We have an obsession with the elements of work that matter most to us, but least to the majority of people. It’s the same reason that HR has such a bad reputation, because we fiddle with the inconsequential without addressing the fundamental.

The future of performance management? The social organisation? Reconstructing  the working week?

None of these mean anything to someone holding down four jobs in order to keep food on the table. And I could go on…

Headline grabbing announcements about allowing people to take as much holiday as they like. Unless they work in the support functions….or in service roles….or customer facing….

What about the living wage and the impact on regional employment, zero hours contracts and employment instability, the deskilling of jobs through technology? And I’m not talking about from a legal perspective, but a moral, ethical and cultural approach. How we tackle these issues in real time, in real organisations.
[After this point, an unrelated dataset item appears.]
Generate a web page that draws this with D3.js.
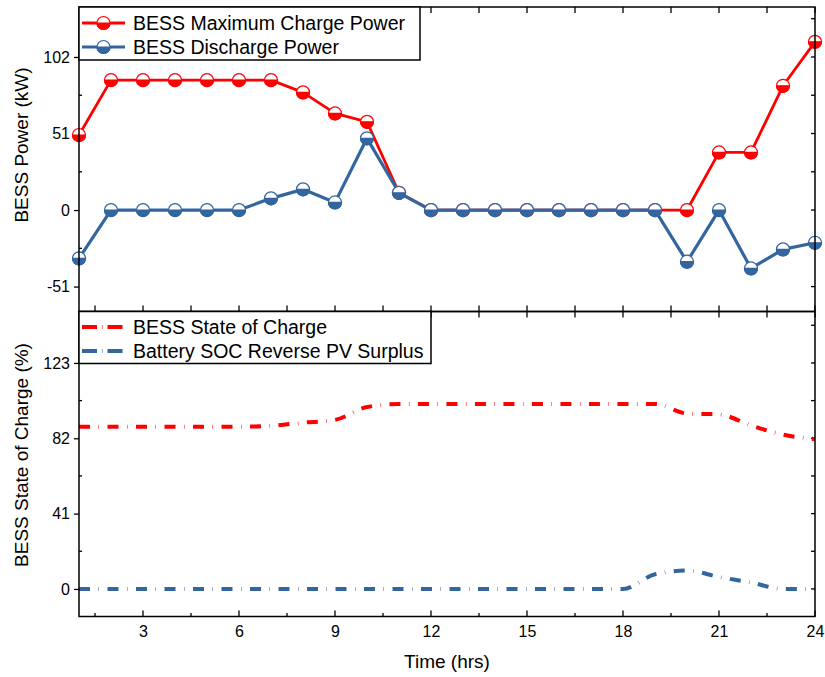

If we believe in good work, we believe in good work for everyone. We believe in creating safe and productive workplaces where everyone can contribute to the best of their ability, where everyone is treated with respect and dignity. Where everyone can grow and develop, should they want.

I’m not arguing that we shouldn’t be creative, far from it. I’m arguing that we should be using our creativity, our knowledge and experience to deal with the issues that challenge the many, not the few. I’m arguing that we should be targeting work and interventions that matter to everyone.

The credibility of HR is only enhanced when it makes people’s lives better and damaged when it seems to make the existence of a select group better, whilst ignoring most.

Our challenge is to ask ourselves whether we’re trying to benefit all….or whether our practice is grounded in making it better for some, which almost inevitably, will include ourselves.

Because that, would be selling ourselves short.